Bundestag beschließt LSBTIQ*-inklusive Weiterentwicklung des Völkerstrafrechts
Gestern Abend hat der Deutsche Bundestag das Gesetz zur Fortentwicklung des Völkerstrafrechts verabschiedet. Damit wird im Völkerstrafgesetzbuch nun auch die systematische Verfolgung von Lesben, Schwulen, bisexuellen, trans- und intergeschlechtlichen sowie allen queeren Menschen (LSBTIQ*) ausdrücklich als Verbrechen gegen die Menschlichkeit anerkannt. Zudem werden Tatbestände im Bereich der sexualisierten und reproduktiven Gewalt ergänzt sowie das Verschwindenlassen als eigener Straftatbestand eingeführt.
Dazu erklärt Sven Lehmann, Beauftragter der Bundesregierung für die Akzeptanz sexueller und geschlechtlicher Vielfalt (Queer-Beauftragter):
„Im Völkerstrafgesetzbuch wird nun unmissverständlich klargestellt, dass im Rahmen eines ausgedehnten oder systematischen Angriffs gegen eine Zivilbevölkerung auch die Verfolgung von LSBTIQ* ein Verbrechen gegen die Menschlichkeit darstellt. Als Queer-Beauftragter begrüße ich die konsequente LSBTIQ*-inklusive Weiterentwicklung des Völkerstrafrechts sehr. Eine Strafbarkeitslücke wird endlich geschlossen. Das erleichtert eine effektive Verfolgung von Völkerrechtsverbrechen gegen LSBTIQ*.

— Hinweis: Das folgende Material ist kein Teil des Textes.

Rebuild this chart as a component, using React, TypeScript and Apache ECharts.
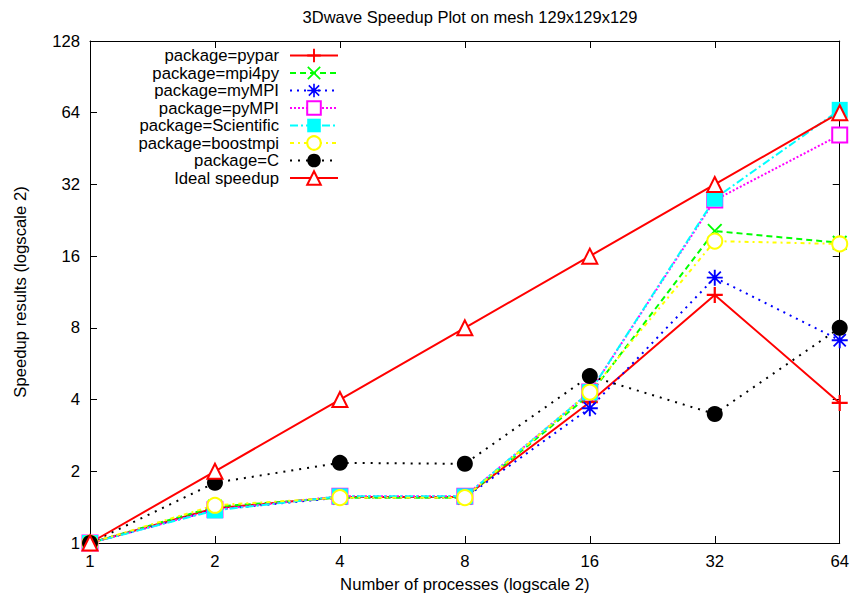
import React, { useEffect, useRef } from "react";
import * as echarts from "echarts";

const processes = [1, 2, 4, 8, 16, 32, 64];
const yTicks = [1, 2, 4, 8, 16, 32, 64, 128];

const pypar = [1, 1.4, 1.56, 1.56, 3.9, 11.0, 3.87];
const mpi4py = [1, 1.42, 1.55, 1.55, 4.2, 20.4, 18.2];
const myMPI = [1, 1.38, 1.55, 1.55, 3.68, 13.0, 7.1];
const pyMPI = [1, 1.38, 1.57, 1.57, 4.3, 27.5, 51.6];
const scientific = [1, 1.37, 1.57, 1.57, 4.3, 27.9, 65.8];
const boostmpi = [1, 1.44, 1.55, 1.55, 4.3, 18.5, 18.0];
const packageC = [1, 1.79, 2.17, 2.15, 5.02, 3.48, 8.0];
const ideal = [1, 2, 4, 8, 16, 32, 64];

const FONT = "'Liberation Sans', Arial, sans-serif";
const FS = 16.7;

const PLUS = "path://M4.3,0H5.7V4.3H10V5.7H5.7V10H4.3V5.7H0V4.3H4.3Z";
const CROSS =
  "path://M0,0.9 L0.9,0 L5,4.1 L9.1,0 L10,0.9 L5.9,5 L10,9.1 L9.1,10 L5,5.9 L0.9,10 L0,9.1 L4.1,5 Z";
const STAR =
  "path://M4.4,0H5.6V10H4.4Z M0,4.4H10V5.6H0Z M0.8,1.6L1.6,0.8L9.2,8.4L8.4,9.2Z M8.4,0.8L9.2,1.6L1.6,9.2L0.8,8.4Z";

export default function App() {
  const ref = useRef<HTMLDivElement>(null);
  useEffect(() => {
    if (!ref.current) return;
    const chart = echarts.init(ref.current, null, { renderer: "svg" });
    const mk = (
      name: string,
      vals: number[],
      color: string,
      dash: any,
      symbol: string,
      size: number,
      border: number
    ) => ({
      name,
      type: "line",
      data: processes.map((p, i) => [p, vals[i]]),
      symbol,
      symbolSize: size,
      showAllSymbol: true,
      clip: false,
      lineStyle: { color, width: 2, type: dash },
      itemStyle: { color, borderColor: color, borderWidth: border },
      emphasis: { disabled: true },
    });
    const series = [
      mk("package=pypar", pypar, "#ff0000", "solid", PLUS, 16, 0),
      mk("package=mpi4py", mpi4py, "#00ff00", [6, 4], CROSS, 15, 0),
      mk("package=myMPI", myMPI, "#0000ff", [2, 5], STAR, 16, 0),
      mk("package=pyMPI", pyMPI, "#ff00ff", [2, 2], "emptyRect", 15, 2),
      mk("package=Scientific", scientific, "#00ffff", [8, 3, 2, 3], "rect", 16, 0),
      mk("package=boostmpi", boostmpi, "#ffff00", [4, 4, 2, 4], "emptyCircle", 15, 2),
      mk("package=C", packageC, "#000000", [2, 6], "circle", 16, 0),
      mk("Ideal speedup", ideal, "#ff0000", "solid", "emptyTriangle", 15, 2),
    ];
    const axisLine = { show: true, lineStyle: { color: "#000", width: 1 } };
    const axisTick = { show: true, inside: true, length: 7, lineStyle: { color: "#000" } };
    const labelStyle = { color: "#000", fontSize: FS, fontFamily: FONT };
    chart.setOption({
      animation: false,
      backgroundColor: "#fff",
      textStyle: { fontFamily: FONT },
      title: {
        text: "3Dwave Speedup Plot on mesh 129x129x129",
        left: 465,
        top: 3,
        textAlign: "center",
        textStyle: { color: "#000", fontSize: 16.5, fontWeight: "normal", fontFamily: FONT },
      },
      legend: {
        orient: "vertical",
        align: "right",
        right: 513,
        top: 47,
        padding: 0,
        itemWidth: 48,
        itemHeight: 17,
        itemGap: 0.5,
        textStyle: { color: "#000", fontSize: FS, fontFamily: FONT, padding: [0, 6, 0, 0] },
        data: series.map((s) => s.name),
      },
      grid: { left: 90, right: 12, top: 41, bottom: 55 },
      xAxis: [
        {
          type: "log",
          logBase: 2,
          min: 1,
          max: 64,
          splitNumber: 6,
          name: "Number of processes (logscale 2)",
          nameLocation: "middle",
          nameGap: 33,
          nameTextStyle: labelStyle,
          axisLine,
          axisTick,
          axisLabel: { ...labelStyle, margin: 10, formatter: (v: number) => String(Math.round(v)) },
          splitLine: { show: false },
        },
        {
          type: "log",
          logBase: 2,
          min: 1,
          max: 64,
          splitNumber: 6,
          position: "top",
          axisLine,
          axisTick,
          axisLabel: { show: false },
          splitLine: { show: false },
        },
      ],
      yAxis: [
        {
          type: "log",
          logBase: 2,
          min: yTicks[0],
          max: yTicks[yTicks.length - 1],
          splitNumber: 7,
          name: "Speedup results (logscale 2)",
          nameLocation: "middle",
          nameGap: 61,
          nameRotate: 90,
          nameTextStyle: labelStyle,
          axisLine,
          axisTick,
          axisLabel: { ...labelStyle, margin: 10, formatter: (v: number) => String(Math.round(v)) },
          splitLine: { show: false },
        },
        {
          type: "log",
          logBase: 2,
          min: yTicks[0],
          max: yTicks[yTicks.length - 1],
          splitNumber: 7,
          position: "right",
          axisLine,
          axisTick,
          axisLabel: { show: false },
          splitLine: { show: false },
        },
      ],
      series,
    });
    return () => chart.dispose();
  }, []);
  return (
    <div
      ref={ref}
      style={{ position: "fixed", left: 0, top: 0, width: 852, height: 598 }}
    />
  );
}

Der Schutz und die Förderung der Menschenrechte von LSBTIQ* ist ein wichtiger Teil und Querschnittsaufgabe der deutschen Menschenrechtspolitik weltweit sowie integraler Bestandteil der Entwicklungs- und feministischen Außenpolitik. Das Inklusionskonzept sieht vor, dass die Menschenrechte von LSBTIQ* in der Außenpolitik und Entwicklungszusammenarbeit konsequent berücksichtigt werden. Im Aktionsplan „Queer Leben“ der Bundesregierung ist vereinbart, dass wir im Sinne einer feministischen Außenpolitik die Rechte, Repräsentanz und Ressourcen auch von LSBTIQ* weltweit stärken.“
Hintergrund
Das Völkerstrafgesetzbuch (VStGB) stellt sicher, dass die deutsche Justiz unabhängig vom Tatort auch schwerste Verbrechen, die die internationale Gemeinschaft als Ganzes berühren, namentlich Völkermord, Verbrechen gegen die Menschlichkeit und Kriegsverbrechen, verfolgen kann. Mit dem Gesetz zur Fortentwicklung des Völkerstrafrechts wird in § 7 Verbrechen gegen die Menschlichkeit in Absatz 1 Nummer 10 das Merkmal der sexuellen Orientierung ergänzt.
Zukünftig heißt es dort:
„(1) Wer im Rahmen eines ausgedehnten oder systematischen Angriffs gegen eine Zivilbevölkerung
(…)
- eine identifizierbare Gruppe oder Gemeinschaft verfolgt, indem er ihr aus politischen, rassischen, nationalen, ethnischen, kulturellen oder religiösen Gründen, aus Gründen des Geschlechts, der sexuellen Orientierung oder aus anderen nach den allgemeinen Regeln des Völkerrechts als unzulässig anerkannten Gründen grundlegende Menschenrechte entzieht oder diese wesentlich einschränkt,
wird in den Fällen der Nummern 1 und 2 mit lebenslanger Freiheitsstrafe, in den Fällen der Nummern 3 bis 7 mit Freiheitsstrafe nicht unter fünf Jahren und in den Fällen der Nummern 8 bis 10 mit Freiheitsstrafe nicht unter drei Jahren bestraft.“
In der Gesetzesbegründung wird zudem klargestellt, „dass der Begriff des ‚Geschlechts‘ weit zu verstehen ist und sämtliche geschlechtliche Identitäten, insbesondere auch die nicht-binäre Geschlechtsidentität sowie die trans- und intergeschlechtliche Identität umfasst“.